Moreover, it is clear that the People are not authorized either to claim or to receive damages. Penal Code section 11226 permits the maintenance of an action "to abate and prevent the nuisance and to perpetually enjoin" its future operation. People ex rel. Gow v. Mitchell Bros.' Santa Ana Theater (1981) 114 Cal.App.3d 923, 171 Cal.Rptr. 85 holds that the absence of an authorization to seek damages in Code of Civil Procedure section 731 limits the remedy which the People may seek to abatement. To attempt to distinguish Mitchell Bros.', as the majority does, on the ground that the Red Light Abatement Act confers broader discretion on a court of equity than does section 731 is to ignore the clear language of the Legislature and decisional law. Penal Code section 11230 confers no discretion upon the court, but describes the action to be taken in mandatory terms. In upholding the constitutionality of the act, People v. Barbiere (1917) 33 Cal.App. 770, 166 P. 812 noted that "the power in a court of equity to abate nuisances, whether public or private, has always been among the most conspicuous of the legal attributes of that tribunal, and the power specially conferred upon it by the act in question is new or novel only in the nature of the particular subject [177 Cal.Rptr. 780] to which it is thus authorized to be applied." (Id., at p. 776, 166 P. 812.) Hence it is clear that the equitable power and discretion conferred upon the court by the act is nothing more than that which the court traditionally enjoyed at common law to abate a nuisance.
I am in sympathy with the goal which the trial court attempted to achieve.
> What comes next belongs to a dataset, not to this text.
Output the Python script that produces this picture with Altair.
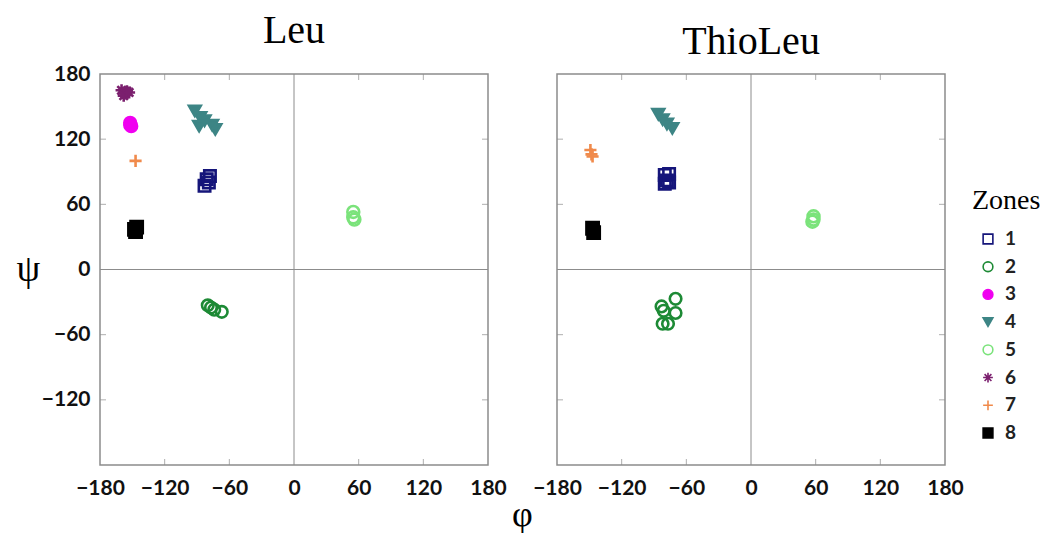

The "hit and run" tactics frequently employed by similar defendants in abatement proceedings are deplorable and demand a response. However, as long as the purpose of the act remains the reformation of the property, the remedy of damages is simply not available to the court; the fashioning of a remedy by which to thwart such tactics is a task more properly left to the Legislature. Until the Legislature undertakes that task, I would reverse and direct the trial court to dismiss the proceeding.